March 19, 2024

discussing: DB’s Medical Rants: More on the fiscal crisis

A (the only) comment (since deleted: left an invalid email address) in my prior post said to go and read MedRants, so I did.

I stand by my original statement: for a Professional Choice, medicine (big tent) looks good as compared to accounting, etc. You have to Be There to Do It, and that makes most medicine (excepting Radiology, who have made it a point to disconnect themselves from their hospitals and medical staffs) a non-overseas-exportable choice for a profession.

Yes, Primary Care reimbursement stinks. Surprise. Everyone, med school applicants included, is aware of that going into school. (Why someone would choose a primary care specialty with a huge school debt is beyond me. Perhaps some schools should ask themselves why they preach Primary Care while charging 25K/yr tuition).

Yes, there is a primary care access problem. I often refer my ED patients to specialists for their outpatient workups because I have no generalists interested in the job.

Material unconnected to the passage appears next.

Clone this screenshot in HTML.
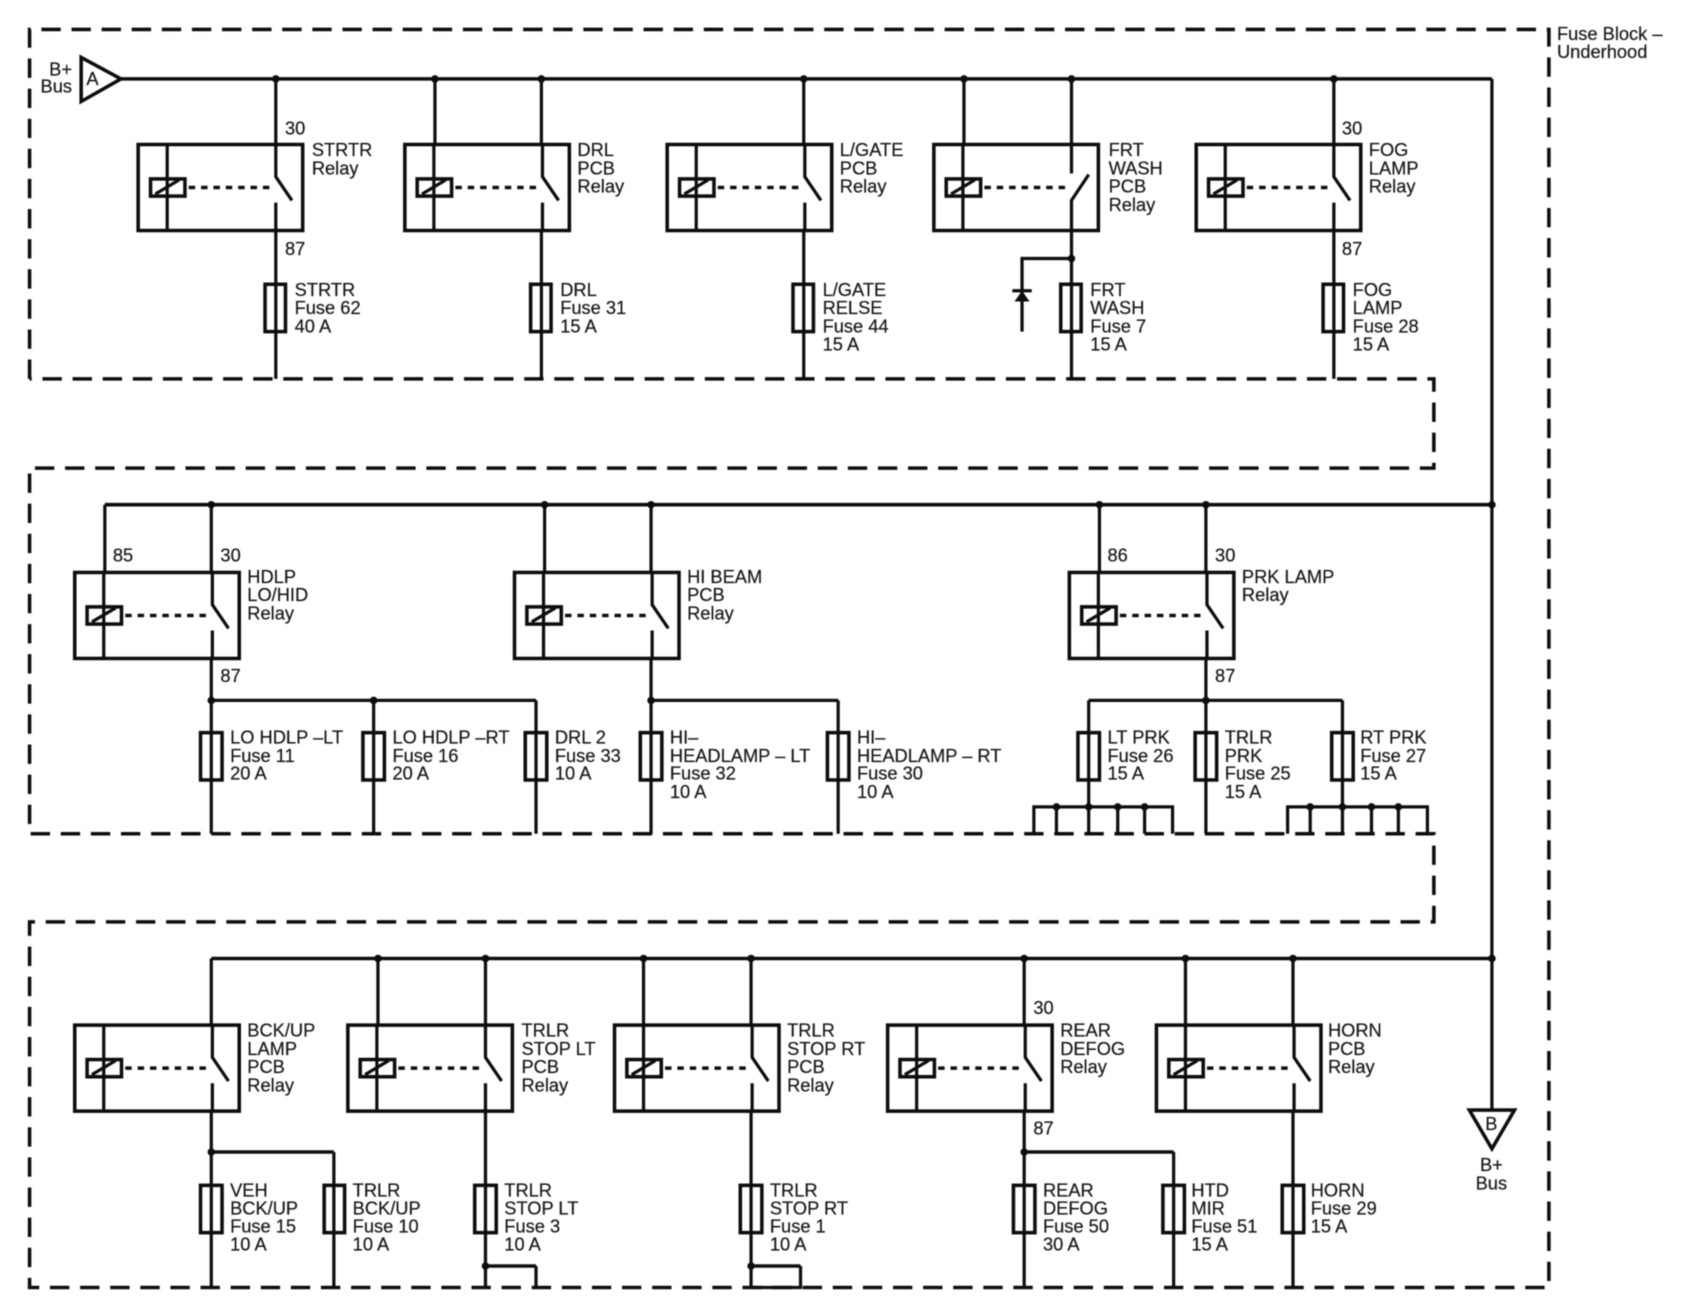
<!DOCTYPE html>
<html><head><meta charset="utf-8"><style>
html,body{margin:0;padding:0;background:#fff;width:1686px;height:1312px;overflow:hidden}
svg{display:block}
text{font-family:"Liberation Sans",sans-serif;font-size:17px;fill:#1a1a1a;stroke:#1a1a1a;stroke-width:0.2}
.w{stroke:#111;stroke-width:3;fill:none}
.t{stroke:#111;stroke-width:3.3;fill:none}
</style></head><body>
<svg width="1686" height="1312" viewBox="0 0 1568 1220" xmlns="http://www.w3.org/2000/svg">
<defs>
<filter id="b"><feGaussianBlur stdDeviation="0.5"/></filter>
<g id="core">
<rect class="t" x="0" y="0" width="153" height="80"/>
<path class="w" d="M27 0V80"/>
<rect class="t" x="11.5" y="32" width="32" height="16" fill="#fff"/>
<path class="w" d="M16 46L38 33"/>
<path class="t" d="M47 40H125" stroke-dasharray="6 5.5"/>
</g>
<g id="r">
<use href="#core"/>
<path class="w" d="M128 0V30L143 52M128 54V80"/>
</g>
</defs>
<g filter="url(#b)">
<g transform="translate(0.5,0.3)">
<!-- dashed enclosure -->
<path class="t" stroke-dasharray="18 10" d="M27 352V27H1440V1197H27V857H1333V775H27V435H1333V352H27"/>

<!-- feeds -->
<path class="t" d="M112 73H1387"/>
<path class="w" d="M1387 73V1032"/>
<path class="t" d="M97 469H1387M196 891H1387"/>
<path class="w" d="M97 532V469M196 953V891"/>
<path class="w" d="M256 73V134M404 73V134M503 73V134M747 73V134M896 73V134M996 73V134M1240 73V134"/>
<path class="w" d="M506 469V532M605 469V532M1022 469V532M1121 469V532M196 469V532"/>
<path class="w" d="M351 891V953M451 891V953M598 891V953M698 891V953M952 891V953M1102 891V953M1202 891V953"/>

<!-- outputs row 1 -->
<path class="w" d="M256 214V352M503 214V352M747 214V352M996 214V352M1240 214V352"/>
<path class="w" d="M996 240H950V308"/>
<path class="w" d="M941 270H959"/>
<path d="M950 270L957 280H943Z" fill="#111"/>

<!-- outputs row 2 -->
<path class="w" d="M196 612V775M347 651V775M498 651V775M196 651H498"/>
<path class="w" d="M605 612V775M779 651V775M605 651H779"/>
<path class="w" d="M1121 612V775M1012 651V775M1248 651V775M1012 651H1248"/>
<path class="w" d="M961 775V750H1090V775M982 750V775M1039 750V775M1064 750V775"/>
<path class="w" d="M1197 775V750H1327V775M1218 750V775M1275 750V775M1300 750V775"/>

<!-- outputs row 3 -->
<path class="w" d="M196 1033V1197M310 1071V1197"/>
<path class="t" d="M196 1071H310"/>
<path class="w" d="M451 1033V1197M498 1177V1197"/>
<path class="t" d="M451 1177H498"/>
<path class="w" d="M698 1033V1197M744 1177V1197H698"/>
<path class="t" d="M698 1177H744"/>
<path class="w" d="M952 1033V1197M1091 1071V1197"/>
<path class="t" d="M952 1071H1091"/>
<path class="w" d="M1202 1033V1197"/>

<!-- relays -->
<use href="#r" x="128" y="134"/>
<use href="#r" x="376" y="134"/>
<use href="#r" x="620" y="134"/>
<g transform="translate(868,134)"><use href="#core"/><path class="w" d="M128 0V27M128 80V52L144 28"/></g>
<use href="#r" x="1112" y="134"/>
<use href="#r" x="69" y="532"/>
<use href="#r" x="478" y="532"/>
<use href="#r" x="994" y="532"/>
<use href="#r" x="69" y="953"/>
<use href="#r" x="323" y="953"/>
<use href="#r" x="571" y="953"/>
<use href="#r" x="825" y="953"/>
<use href="#r" x="1075" y="953"/>

<!-- fuses -->
<g class="t">
<rect x="246" y="264" width="19" height="44"/><rect x="493" y="264" width="19" height="44"/><rect x="737" y="264" width="19" height="44"/><rect x="986" y="264" width="19" height="44"/><rect x="1230" y="264" width="19" height="44"/>
<rect x="186" y="681" width="20" height="44"/><rect x="337" y="681" width="20" height="44"/><rect x="488" y="681" width="20" height="44"/><rect x="595" y="681" width="20" height="44"/><rect x="769" y="681" width="20" height="44"/><rect x="1002" y="681" width="20" height="44"/><rect x="1111" y="681" width="20" height="44"/><rect x="1238" y="681" width="20" height="44"/>
<rect x="186" y="1102" width="20" height="44"/><rect x="301" y="1102" width="19" height="44"/><rect x="441" y="1102" width="20" height="44"/><rect x="688" y="1102" width="20" height="44"/><rect x="942" y="1102" width="20" height="44"/><rect x="1081" y="1102" width="20" height="44"/><rect x="1192" y="1102" width="20" height="44"/>
</g>

<!-- dots -->
<g fill="#111">
<circle cx="256" cy="73" r="3.5"/><circle cx="404" cy="73" r="3.5"/><circle cx="503" cy="73" r="3.5"/><circle cx="747" cy="73" r="3.5"/><circle cx="896" cy="73" r="3.5"/><circle cx="996" cy="73" r="3.5"/><circle cx="1240" cy="73" r="3.5"/>
<circle cx="996" cy="240" r="3.5"/>
<circle cx="196" cy="469" r="3.5"/><circle cx="506" cy="469" r="3.5"/><circle cx="605" cy="469" r="3.5"/><circle cx="1022" cy="469" r="3.5"/><circle cx="1121" cy="469" r="3.5"/><circle cx="1387" cy="469" r="3.5"/>
<circle cx="196" cy="651" r="3.5"/><circle cx="347" cy="651" r="3.5"/><circle cx="605" cy="651" r="3.5"/><circle cx="1121" cy="651" r="3.5"/>
<circle cx="982" cy="750" r="3.5"/><circle cx="1012" cy="750" r="3.5"/><circle cx="1039" cy="750" r="3.5"/><circle cx="1064" cy="750" r="3.5"/>
<circle cx="1218" cy="750" r="3.5"/><circle cx="1248" cy="750" r="3.5"/><circle cx="1275" cy="750" r="3.5"/><circle cx="1300" cy="750" r="3.5"/>
<circle cx="351" cy="891" r="3.5"/><circle cx="451" cy="891" r="3.5"/><circle cx="598" cy="891" r="3.5"/><circle cx="698" cy="891" r="3.5"/><circle cx="952" cy="891" r="3.5"/><circle cx="1102" cy="891" r="3.5"/><circle cx="1202" cy="891" r="3.5"/><circle cx="1387" cy="891" r="3.5"/>
<circle cx="196" cy="1071" r="3.5"/><circle cx="952" cy="1071" r="3.5"/><circle cx="451" cy="1177" r="3.5"/><circle cx="698" cy="1177" r="3.5"/>
</g>

<!-- triangles -->
<path class="t" fill="#fff" d="M75 53L112 73L75 94Z"/>
<path class="t" fill="#fff" d="M1366 1032H1408L1387 1068Z"/>
</g>

<!-- labels -->
<text x="86" y="79" text-anchor="middle">A</text>
<text x="1387" y="1051" text-anchor="middle">B</text>
<text x="67" y="70" text-anchor="end">B+</text>
<text x="67" y="86" text-anchor="end">Bus</text>
<text x="1387" y="1089" text-anchor="middle">B+</text>
<text x="1387" y="1106" text-anchor="middle">Bus</text>
<text x="1448" y="37">Fuse Block –</text>
<text x="1448" y="54">Underhood</text>

<text x="265" y="125">30</text><text x="265" y="237">87</text>
<text x="1248" y="125">30</text><text x="1248" y="237">87</text>
<text x="105" y="522">85</text><text x="205" y="522">30</text><text x="205" y="634">87</text>
<text x="1030" y="522">86</text><text x="1130" y="522">30</text><text x="1130" y="634">87</text>
<text x="961" y="943">30</text><text x="961" y="1055">87</text>

<text x="290" y="145">STRTR</text><text x="290" y="162">Relay</text>
<text x="537" y="145">DRL</text><text x="537" y="162">PCB</text><text x="537" y="179">Relay</text>
<text x="781" y="145">L/GATE</text><text x="781" y="162">PCB</text><text x="781" y="179">Relay</text>
<text x="1031" y="145">FRT</text><text x="1031" y="162">WASH</text><text x="1031" y="179">PCB</text><text x="1031" y="196">Relay</text>
<text x="1273" y="145">FOG</text><text x="1273" y="162">LAMP</text><text x="1273" y="179">Relay</text>

<text x="274" y="275">STRTR</text><text x="274" y="292">Fuse 62</text><text x="274" y="309">40 A</text>
<text x="521" y="275">DRL</text><text x="521" y="292">Fuse 31</text><text x="521" y="309">15 A</text>
<text x="765" y="275">L/GATE</text><text x="765" y="292">RELSE</text><text x="765" y="309">Fuse 44</text><text x="765" y="326">15 A</text>
<text x="1014" y="275">FRT</text><text x="1014" y="292">WASH</text><text x="1014" y="309">Fuse 7</text><text x="1014" y="326">15 A</text>
<text x="1258" y="275">FOG</text><text x="1258" y="292">LAMP</text><text x="1258" y="309">Fuse 28</text><text x="1258" y="326">15 A</text>

<text x="230" y="542">HDLP</text><text x="230" y="559">LO/HID</text><text x="230" y="576">Relay</text>
<text x="639" y="542">HI BEAM</text><text x="639" y="559">PCB</text><text x="639" y="576">Relay</text>
<text x="1155" y="542">PRK LAMP</text><text x="1155" y="559">Relay</text>

<text x="214" y="691.5">LO HDLP –LT</text><text x="214" y="708.5">Fuse 11</text><text x="214" y="725">20 A</text>
<text x="365" y="691.5">LO HDLP –RT</text><text x="365" y="708.5">Fuse 16</text><text x="365" y="725">20 A</text>
<text x="516" y="691.5">DRL 2</text><text x="516" y="708.5">Fuse 33</text><text x="516" y="725">10 A</text>
<text x="623" y="691.5">HI–</text><text x="623" y="708.5">HEADLAMP – LT</text><text x="623" y="725">Fuse 32</text><text x="623" y="742">10 A</text>
<text x="797" y="691.5">HI–</text><text x="797" y="708.5">HEADLAMP – RT</text><text x="797" y="725">Fuse 30</text><text x="797" y="742">10 A</text>
<text x="1030" y="691.5">LT PRK</text><text x="1030" y="708.5">Fuse 26</text><text x="1030" y="725">15 A</text>
<text x="1139" y="691.5">TRLR</text><text x="1139" y="708.5">PRK</text><text x="1139" y="725">Fuse 25</text><text x="1139" y="742">15 A</text>
<text x="1265" y="691.5">RT PRK</text><text x="1265" y="708.5">Fuse 27</text><text x="1265" y="725">15 A</text>

<text x="230" y="964">BCK/UP</text><text x="230" y="981">LAMP</text><text x="230" y="998">PCB</text><text x="230" y="1015">Relay</text>
<text x="485" y="964">TRLR</text><text x="485" y="981">STOP LT</text><text x="485" y="998">PCB</text><text x="485" y="1015">Relay</text>
<text x="732" y="964">TRLR</text><text x="732" y="981">STOP RT</text><text x="732" y="998">PCB</text><text x="732" y="1015">Relay</text>
<text x="986" y="964">REAR</text><text x="986" y="981">DEFOG</text><text x="986" y="998">Relay</text>
<text x="1235" y="964">HORN</text><text x="1235" y="981">PCB</text><text x="1235" y="998">Relay</text>

<text x="214" y="1112.5">VEH</text><text x="214" y="1129.5">BCK/UP</text><text x="214" y="1146">Fuse 15</text><text x="214" y="1163">10 A</text>
<text x="328" y="1112.5">TRLR</text><text x="328" y="1129.5">BCK/UP</text><text x="328" y="1146">Fuse 10</text><text x="328" y="1163">10 A</text>
<text x="469" y="1112.5">TRLR</text><text x="469" y="1129.5">STOP LT</text><text x="469" y="1146">Fuse 3</text><text x="469" y="1163">10 A</text>
<text x="716" y="1112.5">TRLR</text><text x="716" y="1129.5">STOP RT</text><text x="716" y="1146">Fuse 1</text><text x="716" y="1163">10 A</text>
<text x="970" y="1112.5">REAR</text><text x="970" y="1129.5">DEFOG</text><text x="970" y="1146">Fuse 50</text><text x="970" y="1163">30 A</text>
<text x="1108" y="1112.5">HTD</text><text x="1108" y="1129.5">MIR</text><text x="1108" y="1146">Fuse 51</text><text x="1108" y="1163">15 A</text>
<text x="1219" y="1112.5">HORN</text><text x="1219" y="1129.5">Fuse 29</text><text x="1219" y="1146">15 A</text>
</g>
</svg>
</body></html>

And, let’s be honest. When patients come to my ED 30 minutes after leaving their doc’s office, it’s for a ‘second opinion’, and the put-downs about their primary care docs are astonishing. I know, “…that ER doc was clueless” is stock after an ED visit, but most patients (like you, gentle reader) would rather have a specialist than a generalist.

There, I said it, it’s out in the open. It’s all (mostly) about perception. We will collectively rant and wail about the dearth of generalists, but when you need diabetes management, it’s “call the endocrinologist”.

Medicine has problems. So do people. I don’t think those are disconnected statements.